Mayor Carol Sparks declares support for Glen Innes Severn council climate emergency declaration at students' strike

STRIKE ACTION: Mayor Carol Sparks will sponsor the petition calling on the Glen Innes Severn Council to declare a climate emergency she said yesterday. Pictures: Andrew Messenger.
STRIKE ACTION: Mayor Carol Sparks will sponsor the petition calling on the Glen Innes Severn Council to declare a climate emergency she said yesterday. Pictures: Andrew Messenger.

Mayor Carol Sparks will sponsor a petition calling on the Glen Innes Severn Council to declare a climate emergency, declaring her support at yesterday's climate strike rally.

Several dozen students, parents and teachers struck on Friday, part of an international movement of millions of young people around the world.
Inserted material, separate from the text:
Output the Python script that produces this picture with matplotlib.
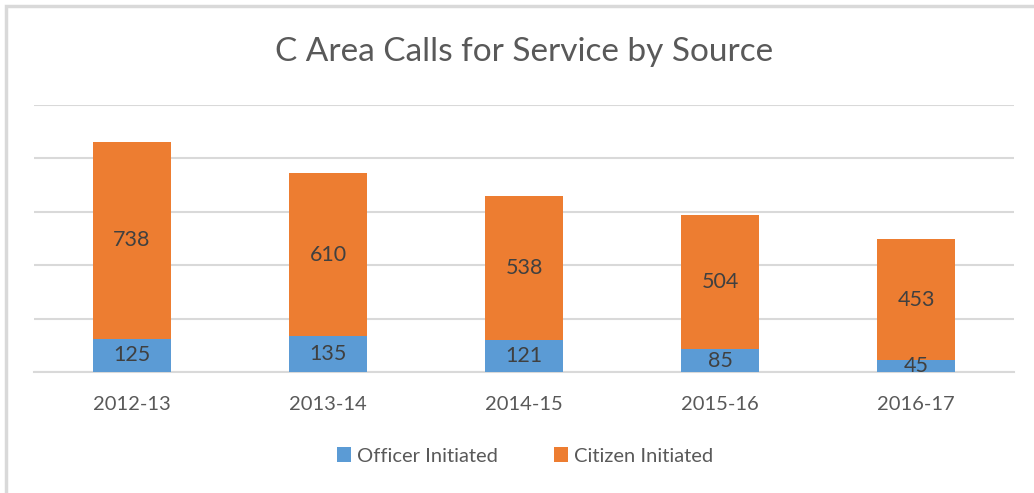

In Australia, marches in Hobart, Sydney and Melbourne drew crowds of hundreds of thousands to demand more action to reduce carbon emissions.

A group of Glen Innes students asked the crowd to sign a petition calling on the council to "declare a climate emergency and commit to a more sustainable future for our community."

Mayor Sparks had already signed it by the time she talked to the Examiner shortly after the rally ended on Friday afternoon.

She said many residents of Glen Innes are scared about the effects of climate change, one of which is worsening bushfires.

"I think they're scared about not having any water, I think they're scared about the fires and I think they're scared about the oncoming summer and the effects of the heat and the wind and what it's going to do to us all," she said.

"Thirty years ago I came here because of climate change, because we thought that one or two degrees of warming would have a positive effect on the New England. And instead I've now found out it's a negative effect; it's dried out the trees, it's dried out the land and it's dried up the water.

"We are in a climate emergency!"

Students Bethany Coulter and Callista Sheridan spoke at the rally, with Ms Sheridan introducing the petition they had developed.

"We're given you the chance to scream at the top of your lungs that something is really, really wrong," she said.

"We cannot ignore that the drought and fires are getting worse or that every summer for the last couple of years has become the hottest summer on record.

"The last time Co2 increased this quickly it wiped out the dinosaurs.

"We don't want to be told that we're doing a good job or that we're inspirations, we want to be told that the politicians are just as scared as we are."

Around 300,000 Australian students took yesterday afternoon off school three days before the United Nations Climate Change Summit in New York. They called called on governments around the country to commit to:

  • Develop no new coal, oil or gas projects
  • 100 per cent renewable energy generation and exports by 2030
  • Funding for a just transition and job creation for all fossil fuel industry workers and communities

Some 2500 businesses said they were participating in the strike either by closing or by allowing employees to walk off the job. And the NSW Teacher's Federation declared its formal support.

Teacher's Federation organiser and former Greens candidate Mercurius Goldstein spoke at the Glen Innes rally.

"Situation normal cannot continue - and that is the struggle that you are embarked on, make no mistake about it, and the stakes are high," he said.

"Going home and going back to situation normal is not going to get us anywhere. We have to stay out and we have to stay mad until this struggle is over."

Some 1200 councils representing 262 million voters across the world have declared a climate emergency. Fifty local governments in Australia have made a declaration, including the Sydney city council, plus the ACT government. The UK, which has a conservative parliamentary majority, voted unanimously to declare a climate emergency, the first in the world to do so.